4. We authorize the Buyer, subject to revocation, to collect the claims assigned to us to his own account and in his own name. This authorization to collect may be revoked if the Buyer fails to meet properly his obligations to render payment to us, or if our claims to payment seem jeopardized by the Buyer’s deteriorating financial status. When the proceeds of sale have been credited to the Buyer, our claim to payment shall be due immediately, and must be paid by immediate bank transfer without deductions of any kind. The Buyer shall inform us, on request, of the debtors owing the assigned claims. It is not permitted to assign the claim accruing from resale unless such assignment is made as part of a genuine factoring transaction that shall be notified to us and in which the proceeds from factoring are at least equal to the value of our secured claim. The Buyer shall be obliged to disclose the assignment to the factor and to draw attention to our ownership. The factoring proceeds must be credited to one of our accounts to the amount of our secured claim. The Buyer hereby assigns to us his claim to payment from the factor to the amount of receivables to be secured. We hereby accept this assignment of claims.

5. The right of the Buyer to hold possession of the reserved title goods shall become extinct if he fails to honor his obligations under this or other contracts. In such an event, we shall have the right to enter the premises of the Buyer without granting an extension of term or declaring our withdrawal, to take possession of the reserved title goods ourselves and to liquidate said goods as best possible by private sale or by auction, without prejudice to the Buyer’s payment and other obligations towards us. After deduction of expenses, the proceeds shall be credited to the Buyer against the amounts he owes. Any surplus amount shall be paid out to the Buyer.

6. If third parties seize or confiscate the reserved title goods, the Buyer shall draw attention to our ownership and notify us accordingly without delay. Our expenses for intervening shall be borne by the Buyer, to whom we shall assign any claim to reimbursement that we may acquire against the third party concurrently with payment of the intervention expenses.

7. The Buyer shall be under an obligation to insure the reserved title goods against common risks such as theft, fire and water damage at his own expense, to an adequate extent and for the real value of the goods, and to store the goods in such a manner that our property is not put at risk. In case an insurance claim becomes payable, the Buyer hereby assigns to us in advance his claims against the insurance company. We hereby accept this assignment of claims.
If the Buyer fails to honor the obligation pursuant to the first sentence of clause 7 No. 1 above, he shall be obliged to pay a contractual penalty of Euro 10,000.00.
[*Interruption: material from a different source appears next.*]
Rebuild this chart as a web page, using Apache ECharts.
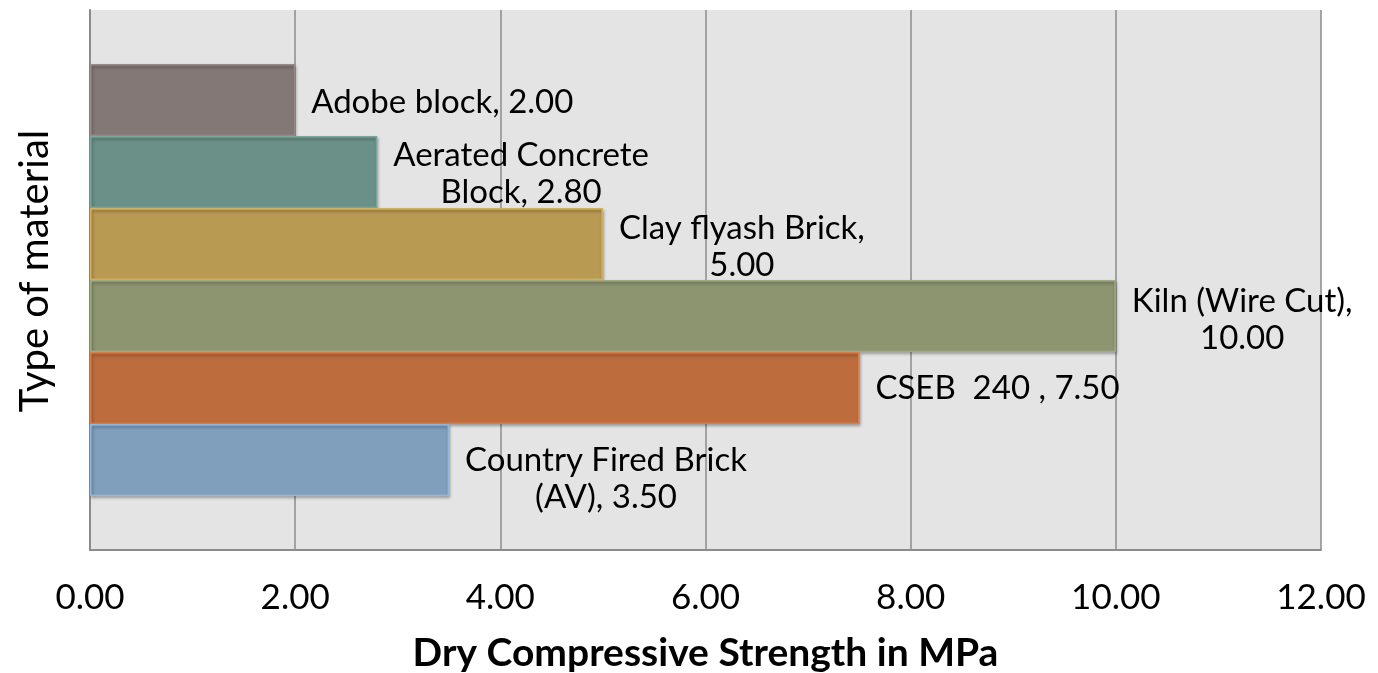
<!DOCTYPE html>
<html><head><meta charset="utf-8">
<script src="https://cdn.jsdelivr.net/npm/echarts@6/dist/echarts.min.js"></script>
<style>html,body{margin:0;padding:0;background:#fff}#c{width:1378px;height:673px}</style>
</head><body><div id="c"></div>
<script>
// Data (series listed top to bottom)
const materials = ['Adobe block', 'Aerated Concrete Block', 'Clay flyash Brick', 'Kiln (Wire Cut)', 'CSEB  240 ', 'Country Fired Brick (AV)'];
const labelTemplates = ['Adobe block, {v}', 'Aerated Concrete\nBlock, {v}', 'Clay flyash Brick,\n{v}', 'Kiln (Wire Cut),\n{v}', 'CSEB  240 , {v}', 'Country Fired Brick\n(AV), {v}'];
const strengths = [2.0, 2.8, 5.0, 10.0, 7.5, 3.5];
const xMin = 0, xMax = 12, xStep = 2;
const xTitle = 'Dry Compressive Strength in MPa';
const yTitle = 'Type of material';

// Styles
const colors = ['#847877', '#6a9087', '#b99a52', '#8c9470', '#bd6d3d', '#7f9fbc'];
const labelShiftY = [2, 2, 3, 4, 0, 19];
const FONT = 'Lato';
const LABEL_SIZE = 33;

const cv = document.createElement('canvas').getContext('2d');
cv.font = LABEL_SIZE + 'px ' + FONT;
function textW(s) { return Math.max.apply(null, s.split('\n').map(l => cv.measureText(l).width)); }

const series = materials.map((m, i) => {
  const txt = labelTemplates[i].replace('{v}', strengths[i].toFixed(2));
  const w = textW(txt);
  return {
    name: m,
    type: 'bar',
    data: [strengths[i]],
    barGap: '0%',
    barCategoryGap: '20%',
    itemStyle: {
      color: colors[i],
      borderColor: echarts.color.lift(colors[i], -0.15),
      borderWidth: 1.5,
      shadowColor: 'rgba(0,0,0,0.35)',
      shadowBlur: 3,
      shadowOffsetX: 1,
      shadowOffsetY: 2
    },
    label: {
      show: true,
      position: 'right',
      distance: 0,
      align: 'center',
      verticalAlign: 'middle',
      offset: [16 + w / 2, labelShiftY[i]],
      formatter: () => txt,
      fontFamily: FONT,
      fontSize: LABEL_SIZE,
      lineHeight: 37,
      color: '#000'
    }
  };
});

const chart = echarts.init(document.getElementById('c'));
chart.setOption({
  animation: false,
  backgroundColor: '#fff',
  grid: { left: 90, right: 57, top: 10, bottom: 123, show: true, backgroundColor: '#e4e4e4', borderWidth: 0, containLabel: false, outerBoundsMode: 'none' },
  xAxis: {
    type: 'value', min: xMin, max: xMax, interval: xStep,
    axisLine: { show: true, lineStyle: { color: '#8c8c8c', width: 2 } },
    axisTick: { show: false },
    splitLine: { show: true, lineStyle: { color: '#8c8c8c', width: 1.5 } },
    axisLabel: { formatter: v => v.toFixed(2), fontFamily: FONT, fontSize: 35, color: '#000', margin: 30 },
    name: xTitle, nameLocation: 'middle', nameGap: 84,
    nameTextStyle: { fontFamily: FONT, fontWeight: 'bold', fontSize: 39, color: '#000' }
  },
  yAxis: {
    type: 'category', data: [''],
    axisLine: { show: true, lineStyle: { color: '#8c8c8c', width: 2 } },
    axisTick: { show: false },
    axisLabel: { show: false },
    splitLine: { show: false },
    name: yTitle, nameLocation: 'middle', nameGap: 35, nameRotate: 90,
    nameTextStyle: { fontFamily: FONT, fontSize: 40, color: '#000', padding: [0, 0, 0, 18] }
  },
  series: series
});
</script></body></html>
8. The Buyer has the right to require us to release claims to the extent that the value of our security exceeds our securable claims by more than 10%. We shall select at our own discretion the claims to be released.

9. If the law of the country in which the goods are delivered or in which the goods are located do not permit a retention of ownership pursuant to the above provisions, but said laws permit the Buyer to retain similar rights in rem to the object of delivery in order to secure his claims, or to have such rights granted to him, then such rights shall be deemed on conclusion of contract as having been retained on our behalf and granted to us by the Buyer. The Buyer agrees to collaborate in all measures that we wish to take in order to protect our ownership rights or other rights to the reserved titled goods in place of those ownership rights. In the case of exported goods, we may also require that the Buyer provides us with banker’s guarantees as security for all our claims under the contract.

IX. Periods of limitation

1. The period of limitation for claims asserted by the Customer on account of defective goods is one year. Claims based on a defect in an object that has been used for building construction in accordance with the normal use of such object, and which has caused the defectiveness of such a building shall be barred by limitation after five years. Claims asserted by the Customer on account of a defect in the object of sale, and which consist in a third party’s rights in rem, on the basis of which the surrender of the object of sale may be demanded, or in some other title that may be registered against real property, shall be barred by limitation after ten years.

2. Other contractual claims by the Buyer on account of breaches of obligation shall be barred by limitation after one year. This shall not apply to the Buyer’s right to withdraw from the contract on account of a breach of obligation that does not consist in a defect in the goods.

3. Claims arising from a warranty shall similarly be barred by limitation after one year.

4. In deviation from clauses X. 1-3 above, the statutory periods of limitation shall apply to the following claims on the part of the Customer:
a) Claims to damages based on product liability, on account of personal injury to life, body or health, or due to breaches of a substantial contractual obligation, and on account of other damage resulting from a deliberate or grossly negligent breach of obligations by ourselves or persons we engage in performing our obligations,
b) Claims to reimbursement of expenses pursuant to Section 478 (2)BGB and
c) Claims due to malicious non-disclosure of a defect.

5. Our claims against the Buyer shall be barred by limitation in accordance with statutory regulations.

X. Applicable law, place of performance, place of jurisdiction

1. The Contract is governed exclusively by the law of Germany under exclusion of the UN Convention on Contracts for the International Sale of Goods (CISG).

2. The place of performance, also for payments by the Buyer, is Waghäusel, Germany.

3. If the Buyer has merchant status (is a Kaufmann), the sole place of jurisdiction for both parties and for all disputes arising directly or indirectly from the contract is Waghäusel, Germany.However, we have the right to institute judicial action against the Buyer at the latter’s general place of jurisdiction.

4. In the case of cross-border deliveries, the exclusive place of jurisdiction for all disputes arising from the contractual relationship is also Waghäusel, Germany. We reserve the right to invoke any other court that has jurisdiction under the Jurisdiction of Courts and the Enforcement of Judgements (European Communities) Act of 27 September 1968, or under EU Regulation 44/2001.

XI. Severability clause

1. If any condition of this Contract is or becomes invalid or unenforceable, this shall not affect the validity or enforceability of the remaining conditions of this Contract.

2. In the case mentioned in XI. sec.1 the Parties shall replace the invalid or unenforceable provisions by such provisions that most closely correspond to the economic purpose of the provisions to be replaced.

XII. Data protection

The Buyer acknowledges that, on account of this contract, we store his personal data for the purposes of automated processing (invoicing, bookkeeping, etc.). No other personal data besides those contained in this contract shall be stored.